Regarding get_logits and torchcompile or FSDP, I understand the limitation. The main usage of the method would be to do something like:

from open_clip import create_model_and_transforms, get_tokenizer
from PIL import Image

model, _, transform = create_model_and_transforms(...)
tokenizer = get_tokenizer(...)

text_inputs = tokenizer(...)
image = Image.open(...)
image_inputs = transform(image)
logits_per_image, logits_per_text = model.get_logits(image_inputs, text_inputs)

An example of such usage can be found in roboflow/supervision library.

rwightman commented 10 months ago

@visheratin rather than make a whole new tokenizer for this with a different tokenize interface, couldn't we pass through the set_src_lang methods and/or src lang init kwargs? assert/report error if it's called on a underlying HF tokenizer that doesn't have it?

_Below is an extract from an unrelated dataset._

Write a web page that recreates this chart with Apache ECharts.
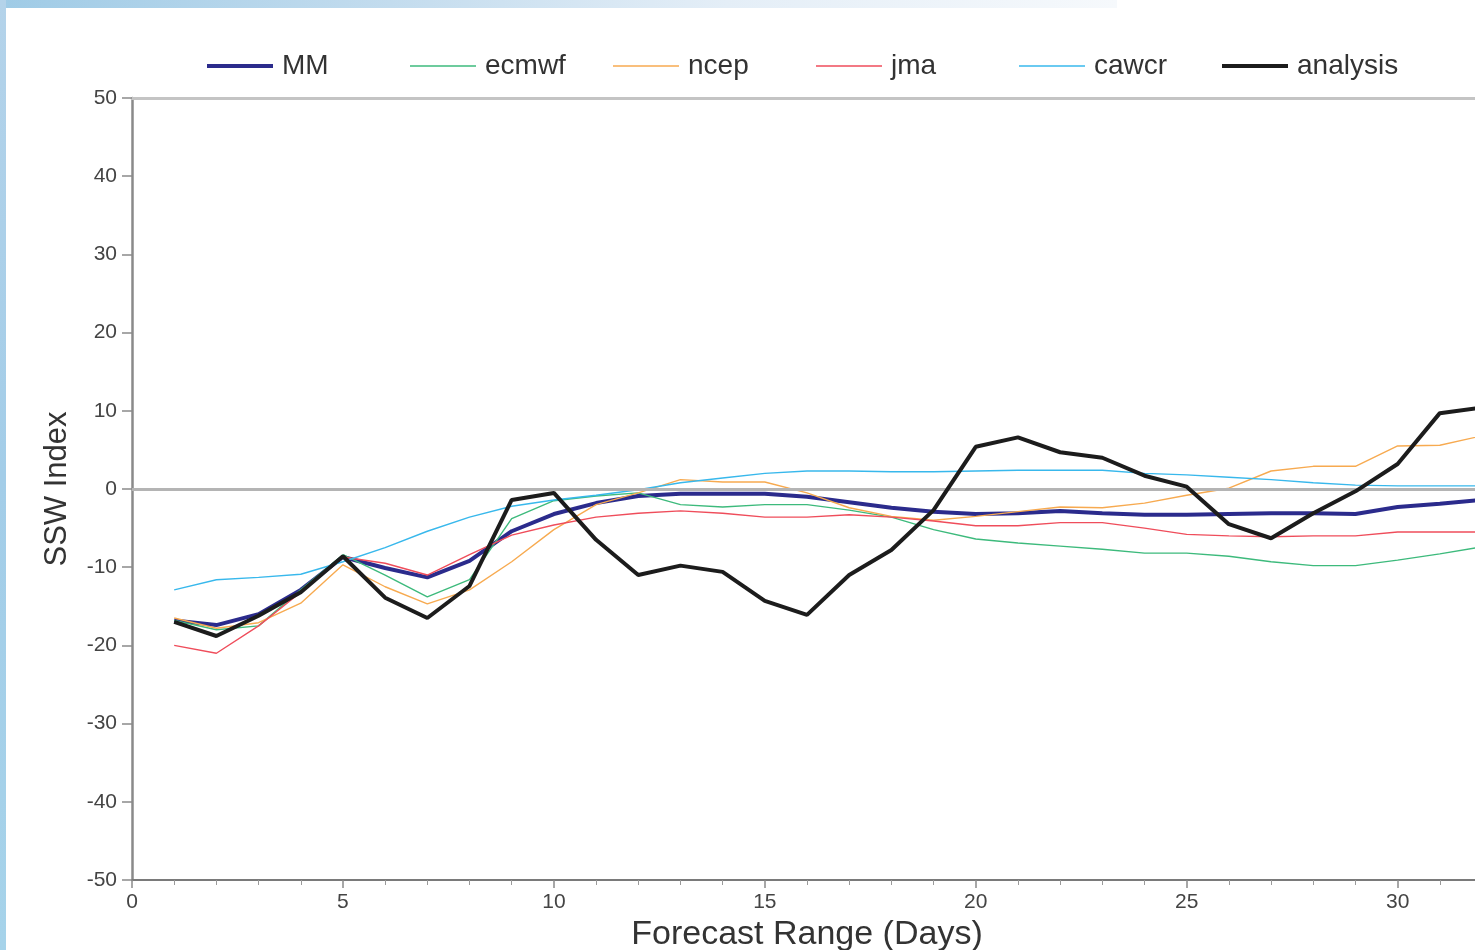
<!DOCTYPE html>
<html>
<head>
<meta charset="utf-8">
<title>SSW Index forecasts</title>
<script src="https://cdn.jsdelivr.net/npm/echarts@6/dist/echarts.min.js"></script>
<style>
  html, body { margin: 0; padding: 0; background: #ffffff; }
  #frameTop { position: absolute; left: 0; top: 0; width: 1117px; height: 8px;
    background: linear-gradient(to right, #9fcbe6 0%, #c3dcee 35%, #e4eef7 65%, #f6f9fc 100%); }
  #frameLeft { position: absolute; left: 0; top: 0; width: 6px; height: 950px;
    background: linear-gradient(to bottom, #b4d3ea 0%, #a3cde8 50%, #a6d3ea 100%); }
  #chart { position: absolute; left: 0; top: 0; width: 1475px; height: 950px; }
</style>
</head>
<body>
<div id="frameTop"></div>
<div id="frameLeft"></div>
<div id="chart"></div>
<script>
// Forecast lead time (days)
const days = [1,2,3,4,5,6,7,8,9,10,11,12,13,14,15,16,17,18,19,20,21,22,23,24,25,26,27,28,29,30,31,32];

// SSW index per forecast day
const mm       = [-16.8,-17.4,-16.0,-12.9,-8.7,-10.1,-11.3,-9.2,-5.4,-3.2,-1.8,-0.9,-0.6,-0.6,-0.6,-1.0,-1.7,-2.4,-2.9,-3.2,-3.1,-2.8,-3.1,-3.3,-3.3,-3.2,-3.1,-3.1,-3.2,-2.3,-1.9,-1.4];
const ecmwf    = [-16.8,-18.0,-17.5,-12.9,-8.4,-11.0,-13.8,-11.6,-3.8,-1.5,-0.9,-0.5,-2.0,-2.3,-2.0,-2.0,-2.7,-3.6,-5.2,-6.4,-6.9,-7.3,-7.7,-8.2,-8.2,-8.6,-9.3,-9.8,-9.8,-9.1,-8.3,-7.4];
const ncep     = [-16.5,-17.8,-17.1,-14.6,-9.7,-12.5,-14.7,-12.9,-9.3,-5.2,-2.0,-0.5,1.2,0.9,0.9,-0.5,-2.4,-3.5,-4.0,-3.5,-2.9,-2.3,-2.4,-1.8,-0.8,0.1,2.3,2.9,2.9,5.5,5.6,6.8];
const jma      = [-20.0,-21.0,-17.5,-13.2,-8.7,-9.5,-11.0,-8.4,-5.9,-4.6,-3.6,-3.1,-2.8,-3.1,-3.6,-3.6,-3.3,-3.6,-4.1,-4.7,-4.7,-4.3,-4.3,-5.0,-5.8,-6.0,-6.1,-6.0,-6.0,-5.5,-5.5,-5.5];
const cawcr    = [-12.9,-11.6,-11.3,-10.9,-9.3,-7.5,-5.4,-3.6,-2.2,-1.4,-0.8,-0.1,0.8,1.4,2.0,2.3,2.3,2.2,2.2,2.3,2.4,2.4,2.4,2.0,1.8,1.5,1.2,0.8,0.5,0.4,0.4,0.4];
const analysis = [-17.0,-18.8,-16.2,-13.2,-8.6,-13.9,-16.5,-12.4,-1.4,-0.5,-6.5,-11.0,-9.8,-10.6,-14.3,-16.1,-11.0,-7.8,-2.7,5.4,6.6,4.7,4.0,1.7,0.3,-4.5,-6.3,-3.1,-0.3,3.2,9.7,10.4];

const seriesNames = ['MM','ecmwf','ncep','jma','cawcr','analysis'];
const seriesData  = [mm, ecmwf, ncep, jma, cawcr, analysis];
const seriesColors = ['#2b2b8c','#3dba7c','#f7aa50','#ef4d5b','#38b8ec','#1c1c1c'];
const seriesWidths = [4, 1.4, 1.4, 1.4, 1.4, 4];

const FONT = '"Liberation Sans", Arial, Helvetica, sans-serif';
const legendX = [207, 410, 613, 816, 1019, 1222];

const chart = echarts.init(document.getElementById('chart'), null, { renderer: 'canvas' });

const series = seriesNames.map((name, i) => ({
  name: name,
  type: 'line',
  data: days.map((d, k) => [d, seriesData[i][k]]),
  showSymbol: false,
  symbol: 'none',
  color: seriesColors[i],
  lineStyle: { color: seriesColors[i], width: seriesWidths[i] },
  z: i === 5 ? 5 : (i === 0 ? 3 : 4),
  animation: false
}));

// zero reference line
series.push({
  type: 'line',
  data: [],
  silent: true,
  z: 1,
  markLine: {
    silent: true,
    symbol: 'none',
    label: { show: false },
    lineStyle: { color: '#b4b4b4', width: 3, type: 'solid' },
    data: [{ yAxis: 0 }],
    animation: false
  }
});

const option = {
  animation: false,
  textStyle: { fontFamily: FONT },
  legend: seriesNames.map((name, i) => ({
    data: [name],
    left: legendX[i],
    top: 52,
    itemWidth: 66,
    itemHeight: seriesWidths[i] > 2 ? 4 : 1.5,
    itemGap: 0,
    padding: 0,
    icon: 'rect',
    selectedMode: false,
    textStyle: { fontFamily: FONT, fontSize: 28, color: '#333333', padding: [0, 0, 0, 4] },
    itemStyle: { color: seriesColors[i] },
    lineStyle: { width: 0 }
  })),
  grid: { left: 132, right: -7, top: 98, bottom: 70, containLabel: false, outerBoundsMode: 'none' },
  xAxis: [{
    type: 'value',
    min: 0,
    max: 32,
    interval: 5,
    name: 'Forecast Range (Days)',
    nameLocation: 'middle',
    nameGap: 34,
    nameTextStyle: { fontFamily: FONT, fontSize: 34, color: '#333333' },
    axisLine: { show: true, onZero: false, lineStyle: { color: '#7a7a7a', width: 2 } },
    axisTick: { show: true, length: 8, lineStyle: { color: '#8a8a8a', width: 1.5 } },
    minorTick: { show: true, splitNumber: 5, length: 5, lineStyle: { color: '#9a9a9a', width: 1 } },
    axisLabel: { fontFamily: FONT, fontSize: 21, color: '#444444', margin: 12, showMaxLabel: false },
    splitLine: { show: false }
  }, {
    type: 'value',
    position: 'top',
    min: 0,
    max: 32,
    axisLine: { show: true, onZero: false, lineStyle: { color: '#c4c4c4', width: 3 } },
    axisTick: { show: false },
    axisLabel: { show: false },
    splitLine: { show: false }
  }],
  yAxis: {
    type: 'value',
    min: -50,
    max: 50,
    interval: 10,
    name: 'SSW Index',
    nameLocation: 'middle',
    nameGap: 59,
    nameTextStyle: { fontFamily: FONT, fontSize: 31, color: '#333333' },
    axisLine: { show: true, onZero: false, lineStyle: { color: '#8a8a8a', width: 2.5 } },
    axisTick: { show: true, length: 10, lineStyle: { color: '#8a8a8a', width: 1.5 } },
    axisLabel: { fontFamily: FONT, fontSize: 21, color: '#444444', margin: 15 },
    splitLine: { show: false }
  },
  series: series
};

chart.setOption(option);
</script>
</body>
</html>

visheratin commented 10 months ago

Passing through the set_src_lang method is an option. But it will still be non-obvious for the user that they may need to use this method if they want to use languages other than English. Also, if we go this way, we make the users implement the logic that is now in the NLLBTokenizer themselves if they have multilingual input.

Maybe multilingual input texts is too edge case. If you think so, I can remove NLLBTokenizer from the PR. If the user wants to change the source language, they can always call tokenizer.tokenizer.set_src_lang, as it is done in the CLIP benchmark.

rwightman commented 10 months ago

Passing through the set_src_lang method is an option. But it will still be non-obvious for the user that they may need to use this method if they want to use languages other than English. Also, if we go this way, we make the users implement the logic that is now in the NLLBTokenizer themselves if they have multilingual input.

Maybe multilingual input texts is too edge case. If you think so, I can remove NLLBTokenizer from the PR. If the user wants to change the source language, they can always call tokenizer.tokenizer.set_src_lang, as it is done in the CLIP benchmark.

Isn't this how the HF tokenizers work though? I think they have some sort of specific tokenization method with src/target lang as args, but usually it's either set on construction of the tokenizer or via the set method no?

visheratin commented 10 months ago

In the case of M2M100Tokenizer, the src token is set as a prefix token, which doesn't require a specific tokenization method.

I removed the NLLBTokenizer and added logic for setting the language on init to the HFTokenizer.